DATA BLOCK:
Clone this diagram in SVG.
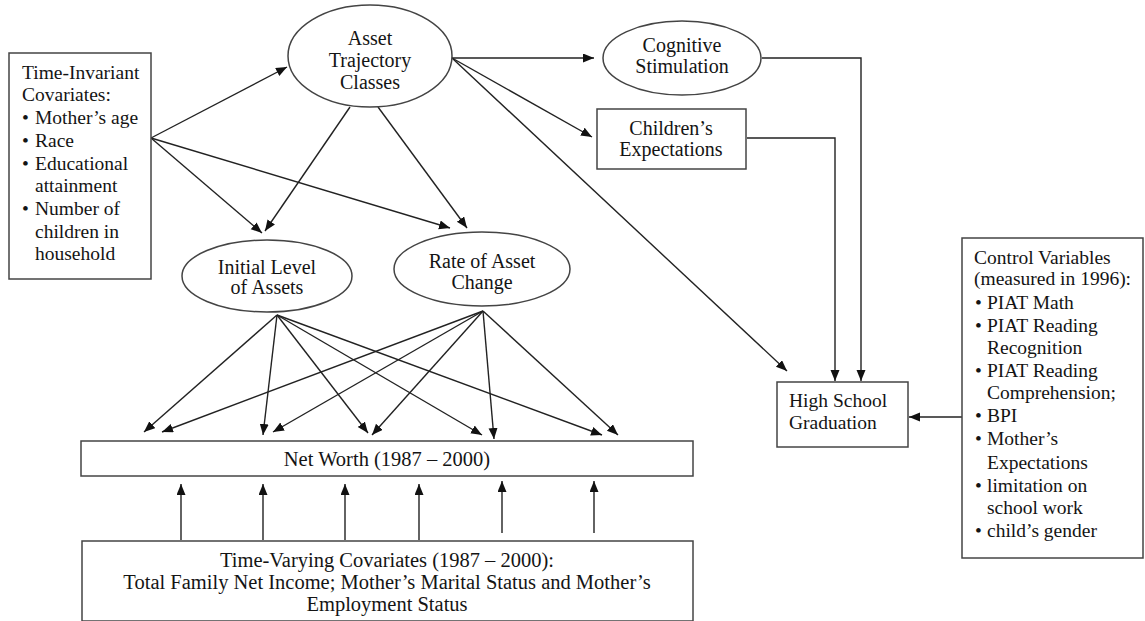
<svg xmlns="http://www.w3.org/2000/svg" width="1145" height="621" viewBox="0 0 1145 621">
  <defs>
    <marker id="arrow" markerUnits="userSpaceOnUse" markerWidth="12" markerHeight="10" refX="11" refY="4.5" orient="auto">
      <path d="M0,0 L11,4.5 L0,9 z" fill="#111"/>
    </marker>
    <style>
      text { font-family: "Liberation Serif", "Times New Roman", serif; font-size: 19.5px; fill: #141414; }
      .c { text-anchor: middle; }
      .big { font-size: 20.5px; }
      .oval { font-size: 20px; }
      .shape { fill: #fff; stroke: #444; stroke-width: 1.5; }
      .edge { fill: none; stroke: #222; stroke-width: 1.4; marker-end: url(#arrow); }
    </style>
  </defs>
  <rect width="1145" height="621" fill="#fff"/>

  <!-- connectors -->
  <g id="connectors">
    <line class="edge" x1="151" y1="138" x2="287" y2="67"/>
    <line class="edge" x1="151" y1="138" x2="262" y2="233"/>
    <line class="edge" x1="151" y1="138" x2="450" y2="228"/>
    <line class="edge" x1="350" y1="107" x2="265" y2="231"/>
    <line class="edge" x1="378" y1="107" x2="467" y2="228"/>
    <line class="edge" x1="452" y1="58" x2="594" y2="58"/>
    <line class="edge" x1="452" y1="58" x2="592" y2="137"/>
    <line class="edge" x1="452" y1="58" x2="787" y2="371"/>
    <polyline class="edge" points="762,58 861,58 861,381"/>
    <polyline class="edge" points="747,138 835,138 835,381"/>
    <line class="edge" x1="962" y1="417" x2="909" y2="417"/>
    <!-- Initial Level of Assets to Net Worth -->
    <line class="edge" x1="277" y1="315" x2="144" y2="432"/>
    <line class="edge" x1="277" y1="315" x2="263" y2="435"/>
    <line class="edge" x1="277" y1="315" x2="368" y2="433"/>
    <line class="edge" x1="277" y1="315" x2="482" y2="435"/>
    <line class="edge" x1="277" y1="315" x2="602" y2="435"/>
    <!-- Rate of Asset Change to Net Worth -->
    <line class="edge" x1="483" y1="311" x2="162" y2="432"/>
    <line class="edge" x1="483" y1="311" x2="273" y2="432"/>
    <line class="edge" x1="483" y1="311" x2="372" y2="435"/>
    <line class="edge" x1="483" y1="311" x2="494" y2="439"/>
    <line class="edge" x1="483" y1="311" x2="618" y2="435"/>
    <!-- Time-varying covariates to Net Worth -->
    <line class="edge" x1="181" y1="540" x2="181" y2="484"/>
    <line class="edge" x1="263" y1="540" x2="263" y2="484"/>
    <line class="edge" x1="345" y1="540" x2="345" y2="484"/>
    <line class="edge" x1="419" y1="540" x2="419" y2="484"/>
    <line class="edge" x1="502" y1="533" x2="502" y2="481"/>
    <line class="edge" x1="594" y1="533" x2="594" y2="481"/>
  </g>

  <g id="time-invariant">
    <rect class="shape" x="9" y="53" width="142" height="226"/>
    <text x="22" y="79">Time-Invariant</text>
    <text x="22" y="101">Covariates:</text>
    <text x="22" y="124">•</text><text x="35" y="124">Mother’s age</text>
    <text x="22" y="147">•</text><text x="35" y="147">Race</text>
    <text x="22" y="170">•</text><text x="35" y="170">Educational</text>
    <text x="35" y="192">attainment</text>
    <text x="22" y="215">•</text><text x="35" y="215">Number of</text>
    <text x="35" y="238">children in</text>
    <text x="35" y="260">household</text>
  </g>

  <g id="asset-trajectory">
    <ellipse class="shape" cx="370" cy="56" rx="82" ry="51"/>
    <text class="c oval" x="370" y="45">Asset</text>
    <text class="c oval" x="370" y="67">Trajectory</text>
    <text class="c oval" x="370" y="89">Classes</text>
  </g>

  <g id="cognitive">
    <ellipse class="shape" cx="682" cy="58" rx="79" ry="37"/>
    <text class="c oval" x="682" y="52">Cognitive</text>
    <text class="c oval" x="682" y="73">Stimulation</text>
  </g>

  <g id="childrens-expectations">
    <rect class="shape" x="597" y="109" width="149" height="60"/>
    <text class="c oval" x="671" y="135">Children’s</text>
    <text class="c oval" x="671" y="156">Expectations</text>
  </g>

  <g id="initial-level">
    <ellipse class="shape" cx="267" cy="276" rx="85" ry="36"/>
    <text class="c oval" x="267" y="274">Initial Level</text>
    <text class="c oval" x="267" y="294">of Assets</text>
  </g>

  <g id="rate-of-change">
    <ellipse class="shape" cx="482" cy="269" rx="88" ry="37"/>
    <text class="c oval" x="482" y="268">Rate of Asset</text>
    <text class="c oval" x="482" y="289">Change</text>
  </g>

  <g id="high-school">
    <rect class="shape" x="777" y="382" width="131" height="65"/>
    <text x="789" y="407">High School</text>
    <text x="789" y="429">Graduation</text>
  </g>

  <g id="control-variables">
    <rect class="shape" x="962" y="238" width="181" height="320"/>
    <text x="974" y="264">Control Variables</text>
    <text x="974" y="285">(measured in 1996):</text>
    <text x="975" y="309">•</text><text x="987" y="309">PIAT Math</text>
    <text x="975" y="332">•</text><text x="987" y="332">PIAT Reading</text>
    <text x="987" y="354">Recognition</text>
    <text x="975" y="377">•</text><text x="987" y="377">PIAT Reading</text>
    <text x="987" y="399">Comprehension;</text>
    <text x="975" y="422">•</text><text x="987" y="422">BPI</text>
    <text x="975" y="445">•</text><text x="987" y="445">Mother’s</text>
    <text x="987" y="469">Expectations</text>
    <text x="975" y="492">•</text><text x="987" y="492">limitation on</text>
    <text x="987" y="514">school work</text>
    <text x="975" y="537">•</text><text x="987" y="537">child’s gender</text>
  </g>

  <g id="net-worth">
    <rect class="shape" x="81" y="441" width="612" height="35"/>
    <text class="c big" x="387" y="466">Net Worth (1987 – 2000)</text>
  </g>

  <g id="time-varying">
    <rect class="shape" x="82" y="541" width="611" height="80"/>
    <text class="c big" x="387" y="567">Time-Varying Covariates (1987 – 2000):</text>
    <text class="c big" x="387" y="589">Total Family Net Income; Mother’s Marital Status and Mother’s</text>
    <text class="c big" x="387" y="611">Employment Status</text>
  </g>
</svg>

STATED EXERCISE:
Copy every line above word for word and exclude the pictures.

SOLUTION TO THIS EXERCISE:
Clone this diagram in SVG.
<svg xmlns="http://www.w3.org/2000/svg" width="1145" height="621" viewBox="0 0 1145 621">
  <defs>
    <marker id="arrow" markerUnits="userSpaceOnUse" markerWidth="12" markerHeight="10" refX="11" refY="4.5" orient="auto">
      <path d="M0,0 L11,4.5 L0,9 z" fill="#111"/>
    </marker>
    <style>
      text { font-family: "Liberation Serif", "Times New Roman", serif; font-size: 19.5px; fill: #141414; }
      .c { text-anchor: middle; }
      .big { font-size: 20.5px; }
      .oval { font-size: 20px; }
      .shape { fill: #fff; stroke: #444; stroke-width: 1.5; }
      .edge { fill: none; stroke: #222; stroke-width: 1.4; marker-end: url(#arrow); }
    </style>
  </defs>
  <rect width="1145" height="621" fill="#fff"/>

  <!-- connectors -->
  <g id="connectors">
    <line class="edge" x1="151" y1="138" x2="287" y2="67"/>
    <line class="edge" x1="151" y1="138" x2="262" y2="233"/>
    <line class="edge" x1="151" y1="138" x2="450" y2="228"/>
    <line class="edge" x1="350" y1="107" x2="265" y2="231"/>
    <line class="edge" x1="378" y1="107" x2="467" y2="228"/>
    <line class="edge" x1="452" y1="58" x2="594" y2="58"/>
    <line class="edge" x1="452" y1="58" x2="592" y2="137"/>
    <line class="edge" x1="452" y1="58" x2="787" y2="371"/>
    <polyline class="edge" points="762,58 861,58 861,381"/>
    <polyline class="edge" points="747,138 835,138 835,381"/>
    <line class="edge" x1="962" y1="417" x2="909" y2="417"/>
    <!-- Initial Level of Assets to Net Worth -->
    <line class="edge" x1="277" y1="315" x2="144" y2="432"/>
    <line class="edge" x1="277" y1="315" x2="263" y2="435"/>
    <line class="edge" x1="277" y1="315" x2="368" y2="433"/>
    <line class="edge" x1="277" y1="315" x2="482" y2="435"/>
    <line class="edge" x1="277" y1="315" x2="602" y2="435"/>
    <!-- Rate of Asset Change to Net Worth -->
    <line class="edge" x1="483" y1="311" x2="162" y2="432"/>
    <line class="edge" x1="483" y1="311" x2="273" y2="432"/>
    <line class="edge" x1="483" y1="311" x2="372" y2="435"/>
    <line class="edge" x1="483" y1="311" x2="494" y2="439"/>
    <line class="edge" x1="483" y1="311" x2="618" y2="435"/>
    <!-- Time-varying covariates to Net Worth -->
    <line class="edge" x1="181" y1="540" x2="181" y2="484"/>
    <line class="edge" x1="263" y1="540" x2="263" y2="484"/>
    <line class="edge" x1="345" y1="540" x2="345" y2="484"/>
    <line class="edge" x1="419" y1="540" x2="419" y2="484"/>
    <line class="edge" x1="502" y1="533" x2="502" y2="481"/>
    <line class="edge" x1="594" y1="533" x2="594" y2="481"/>
  </g>

  <g id="time-invariant">
    <rect class="shape" x="9" y="53" width="142" height="226"/>
    <text x="22" y="79">Time-Invariant</text>
    <text x="22" y="101">Covariates:</text>
    <text x="22" y="124">•</text><text x="35" y="124">Mother’s age</text>
    <text x="22" y="147">•</text><text x="35" y="147">Race</text>
    <text x="22" y="170">•</text><text x="35" y="170">Educational</text>
    <text x="35" y="192">attainment</text>
    <text x="22" y="215">•</text><text x="35" y="215">Number of</text>
    <text x="35" y="238">children in</text>
    <text x="35" y="260">household</text>
  </g>

  <g id="asset-trajectory">
    <ellipse class="shape" cx="370" cy="56" rx="82" ry="51"/>
    <text class="c oval" x="370" y="45">Asset</text>
    <text class="c oval" x="370" y="67">Trajectory</text>
    <text class="c oval" x="370" y="89">Classes</text>
  </g>

  <g id="cognitive">
    <ellipse class="shape" cx="682" cy="58" rx="79" ry="37"/>
    <text class="c oval" x="682" y="52">Cognitive</text>
    <text class="c oval" x="682" y="73">Stimulation</text>
  </g>

  <g id="childrens-expectations">
    <rect class="shape" x="597" y="109" width="149" height="60"/>
    <text class="c oval" x="671" y="135">Children’s</text>
    <text class="c oval" x="671" y="156">Expectations</text>
  </g>

  <g id="initial-level">
    <ellipse class="shape" cx="267" cy="276" rx="85" ry="36"/>
    <text class="c oval" x="267" y="274">Initial Level</text>
    <text class="c oval" x="267" y="294">of Assets</text>
  </g>

  <g id="rate-of-change">
    <ellipse class="shape" cx="482" cy="269" rx="88" ry="37"/>
    <text class="c oval" x="482" y="268">Rate of Asset</text>
    <text class="c oval" x="482" y="289">Change</text>
  </g>

  <g id="high-school">
    <rect class="shape" x="777" y="382" width="131" height="65"/>
    <text x="789" y="407">High School</text>
    <text x="789" y="429">Graduation</text>
  </g>

  <g id="control-variables">
    <rect class="shape" x="962" y="238" width="181" height="320"/>
    <text x="974" y="264">Control Variables</text>
    <text x="974" y="285">(measured in 1996):</text>
    <text x="975" y="309">•</text><text x="987" y="309">PIAT Math</text>
    <text x="975" y="332">•</text><text x="987" y="332">PIAT Reading</text>
    <text x="987" y="354">Recognition</text>
    <text x="975" y="377">•</text><text x="987" y="377">PIAT Reading</text>
    <text x="987" y="399">Comprehension;</text>
    <text x="975" y="422">•</text><text x="987" y="422">BPI</text>
    <text x="975" y="445">•</text><text x="987" y="445">Mother’s</text>
    <text x="987" y="469">Expectations</text>
    <text x="975" y="492">•</text><text x="987" y="492">limitation on</text>
    <text x="987" y="514">school work</text>
    <text x="975" y="537">•</text><text x="987" y="537">child’s gender</text>
  </g>

  <g id="net-worth">
    <rect class="shape" x="81" y="441" width="612" height="35"/>
    <text class="c big" x="387" y="466">Net Worth (1987 – 2000)</text>
  </g>

  <g id="time-varying">
    <rect class="shape" x="82" y="541" width="611" height="80"/>
    <text class="c big" x="387" y="567">Time-Varying Covariates (1987 – 2000):</text>
    <text class="c big" x="387" y="589">Total Family Net Income; Mother’s Marital Status and Mother’s</text>
    <text class="c big" x="387" y="611">Employment Status</text>
  </g>
</svg>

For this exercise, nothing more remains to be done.